Institutions minées
Pour deux journées de suite, l’actualité fut marquée par l’action de policiers occupés à examiner leurs propres turpitudes plutôt qu’à poursuivre les vilains.
Mercredi, c’est une série de perquisitions qui ont agité l’unité mixte réunie par l’UPAC pour éclaircir des fuites de documents d’enquête. Dans ce contexte, on a arrêté un parlementaire qui réclame un resserrement dans les normes de contrôle de l’escouade.
DÉNONCIATIONS
Jeudi, c’est la SQ qui est débarquée au siège du SPVM dans le cadre de l’investigation sur la guerre de clans sordide dont le corps policier montréalais serait le théâtre. Une affaire qui lui donnait moins l’apparence d’un élément important des forces de l’ordre québécoises que celle d’un gang de rue financé par l’État.
Ce n’est pas anodin que ces histoires surviennent en même temps qu’une nouvelle vague de dénonciations d’inconduite à caractère sexuel balaie les réseaux sociaux. Dans le contexte, on rappelle que se plaindre à la police devrait toujours être la voie à privilégier.
C’est beau de le dire, mais une partie importante des comportements dénoncés n’appartiennent pas au spectre des infractions criminelles, d’une part. D’autre part, une étude de Statistique Canada révèle que de tous les cas d’agressions sexuelles signalés, seulement 43 % se sont soldées par des accusations, 12 % ont mené à une condamnation et 7 % à une peine d’emprisonnement.
Pas étonnant que plusieurs en concluent que l’appareil judiciaire n’est pas un outil adéquat pour permettre aux victimes d’obtenir justice.

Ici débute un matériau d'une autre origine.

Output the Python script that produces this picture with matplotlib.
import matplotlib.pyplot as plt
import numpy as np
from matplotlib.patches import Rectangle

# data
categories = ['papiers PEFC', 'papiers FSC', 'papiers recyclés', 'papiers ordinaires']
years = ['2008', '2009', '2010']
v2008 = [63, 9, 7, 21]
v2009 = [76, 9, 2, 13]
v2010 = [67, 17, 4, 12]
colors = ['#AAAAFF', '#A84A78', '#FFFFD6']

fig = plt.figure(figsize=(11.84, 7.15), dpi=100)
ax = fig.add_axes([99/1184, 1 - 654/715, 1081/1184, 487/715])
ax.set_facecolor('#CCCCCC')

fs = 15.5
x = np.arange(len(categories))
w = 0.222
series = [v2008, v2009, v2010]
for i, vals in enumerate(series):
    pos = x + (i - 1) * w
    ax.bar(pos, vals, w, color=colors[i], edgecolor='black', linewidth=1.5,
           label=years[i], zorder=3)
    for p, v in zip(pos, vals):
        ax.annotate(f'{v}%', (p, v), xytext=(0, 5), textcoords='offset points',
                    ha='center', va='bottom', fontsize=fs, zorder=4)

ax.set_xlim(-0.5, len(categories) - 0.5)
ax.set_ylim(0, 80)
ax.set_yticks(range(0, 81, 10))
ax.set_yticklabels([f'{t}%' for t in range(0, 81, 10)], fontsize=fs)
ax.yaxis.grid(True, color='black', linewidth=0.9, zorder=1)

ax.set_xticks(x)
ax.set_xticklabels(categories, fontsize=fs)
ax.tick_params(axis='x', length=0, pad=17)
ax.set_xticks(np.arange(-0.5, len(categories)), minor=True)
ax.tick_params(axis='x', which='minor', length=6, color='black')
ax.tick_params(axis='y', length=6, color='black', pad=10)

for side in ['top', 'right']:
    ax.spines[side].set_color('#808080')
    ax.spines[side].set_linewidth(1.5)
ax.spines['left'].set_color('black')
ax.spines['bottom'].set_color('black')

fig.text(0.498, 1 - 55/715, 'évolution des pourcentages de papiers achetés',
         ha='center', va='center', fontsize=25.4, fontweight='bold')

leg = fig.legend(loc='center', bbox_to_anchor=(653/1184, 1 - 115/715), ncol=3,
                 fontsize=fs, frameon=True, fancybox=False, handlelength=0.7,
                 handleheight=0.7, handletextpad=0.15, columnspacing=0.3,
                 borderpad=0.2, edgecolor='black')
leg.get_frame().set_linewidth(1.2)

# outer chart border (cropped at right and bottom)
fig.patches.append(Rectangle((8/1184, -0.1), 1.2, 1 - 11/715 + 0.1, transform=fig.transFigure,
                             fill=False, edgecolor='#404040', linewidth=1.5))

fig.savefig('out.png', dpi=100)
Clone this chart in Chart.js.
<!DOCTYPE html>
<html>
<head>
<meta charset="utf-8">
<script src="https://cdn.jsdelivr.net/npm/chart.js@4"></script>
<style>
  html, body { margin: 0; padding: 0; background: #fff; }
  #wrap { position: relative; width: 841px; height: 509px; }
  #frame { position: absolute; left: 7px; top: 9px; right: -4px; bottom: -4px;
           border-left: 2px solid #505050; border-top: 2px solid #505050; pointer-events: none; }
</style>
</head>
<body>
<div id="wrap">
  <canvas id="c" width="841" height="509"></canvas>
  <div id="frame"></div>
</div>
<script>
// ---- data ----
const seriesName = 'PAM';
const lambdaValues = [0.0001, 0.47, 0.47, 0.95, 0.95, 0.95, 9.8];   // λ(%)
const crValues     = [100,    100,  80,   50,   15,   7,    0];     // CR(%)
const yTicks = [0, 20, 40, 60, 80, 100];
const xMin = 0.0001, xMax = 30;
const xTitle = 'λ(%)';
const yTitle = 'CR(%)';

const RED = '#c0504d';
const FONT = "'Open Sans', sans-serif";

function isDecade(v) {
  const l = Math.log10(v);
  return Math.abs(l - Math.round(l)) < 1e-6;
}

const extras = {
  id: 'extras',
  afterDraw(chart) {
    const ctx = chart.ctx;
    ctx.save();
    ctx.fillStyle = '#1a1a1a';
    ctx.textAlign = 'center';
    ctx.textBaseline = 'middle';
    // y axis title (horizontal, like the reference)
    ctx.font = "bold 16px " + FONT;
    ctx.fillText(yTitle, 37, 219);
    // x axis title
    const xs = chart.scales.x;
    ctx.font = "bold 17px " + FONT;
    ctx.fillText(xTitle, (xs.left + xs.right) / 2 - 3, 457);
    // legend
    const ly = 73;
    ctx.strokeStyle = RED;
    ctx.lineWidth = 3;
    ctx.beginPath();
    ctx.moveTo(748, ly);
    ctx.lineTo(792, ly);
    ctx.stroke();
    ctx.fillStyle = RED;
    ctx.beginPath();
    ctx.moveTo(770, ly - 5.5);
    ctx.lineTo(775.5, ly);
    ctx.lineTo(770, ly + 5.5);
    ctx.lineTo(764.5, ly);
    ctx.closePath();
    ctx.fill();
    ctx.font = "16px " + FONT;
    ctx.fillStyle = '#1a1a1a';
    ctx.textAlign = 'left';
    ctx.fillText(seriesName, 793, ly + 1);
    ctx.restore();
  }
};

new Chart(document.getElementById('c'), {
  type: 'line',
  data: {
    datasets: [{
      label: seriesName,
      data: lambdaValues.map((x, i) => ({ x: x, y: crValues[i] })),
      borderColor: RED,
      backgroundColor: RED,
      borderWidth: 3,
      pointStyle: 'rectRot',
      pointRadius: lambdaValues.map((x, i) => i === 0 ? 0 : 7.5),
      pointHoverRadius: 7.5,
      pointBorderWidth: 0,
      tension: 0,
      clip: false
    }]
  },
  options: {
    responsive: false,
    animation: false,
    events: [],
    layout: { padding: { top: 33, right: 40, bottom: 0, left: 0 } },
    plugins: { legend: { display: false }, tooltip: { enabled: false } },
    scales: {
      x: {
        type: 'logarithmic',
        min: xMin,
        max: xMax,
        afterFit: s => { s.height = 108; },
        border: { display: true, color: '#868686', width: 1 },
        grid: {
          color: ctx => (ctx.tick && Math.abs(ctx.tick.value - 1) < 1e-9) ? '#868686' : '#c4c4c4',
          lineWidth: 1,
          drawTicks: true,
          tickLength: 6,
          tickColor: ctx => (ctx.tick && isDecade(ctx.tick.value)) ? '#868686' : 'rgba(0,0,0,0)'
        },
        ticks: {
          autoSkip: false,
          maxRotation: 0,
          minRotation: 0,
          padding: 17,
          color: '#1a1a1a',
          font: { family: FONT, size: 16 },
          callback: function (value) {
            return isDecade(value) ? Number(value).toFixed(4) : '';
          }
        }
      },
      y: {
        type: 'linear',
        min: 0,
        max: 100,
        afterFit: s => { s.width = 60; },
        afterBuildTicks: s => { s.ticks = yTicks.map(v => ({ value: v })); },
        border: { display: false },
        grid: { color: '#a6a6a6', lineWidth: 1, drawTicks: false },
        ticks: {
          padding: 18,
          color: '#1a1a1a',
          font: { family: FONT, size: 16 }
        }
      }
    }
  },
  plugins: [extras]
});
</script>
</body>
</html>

À défaut de voir leur agresseur puni, elles choisiront la voie de la parole, la seule qui leur appartient en propre.
PRIMAUTÉ DU DROIT
Tout cela s’inscrit dans une tendance plus vaste de ce début de 21e siècle pas si tranquille en Occident. Alors que des entreprises transnationales ont la capacité d’agir en se plaçant au-dessus des lois des territoires, des militants se réapproprient le concept de désobéissance civile qui a permis la libération de plusieurs peuples ou groupes opprimés.
En ressortent, entre les deux, des entités étatiques qui tentent tant bien que mal de réaffirmer leur souveraineté et le règne absolu de la primauté du droit. Parfois, elles se disputent leur légitimité, comme on voit l’Espagne et la Catalogne le faire. D’autres fois, elles se tirent dans le pied en laissant les délais s’étirer devant les tribunaux jusqu’au point de rupture de ceux-ci, comme on le voit chez nous.
SOCLE COMMUN
Nos institutions sont minées parce que certains de ceux qui en avaient la charge les ont perverties et parce qu’un nombre grandissant de gens cessent d’y croire, alors que des forces plus ou moins occultes décident d’en faire fi.
Ça va beaucoup plus loin que la simple question du cynisme et du désengagement des citoyens. C’est le contrat social qui permet de se donner un socle commun pour se gouverner qui s’étiole, petit à petit, nous rapprochant ainsi d’un futur plus dystopique que démocratique.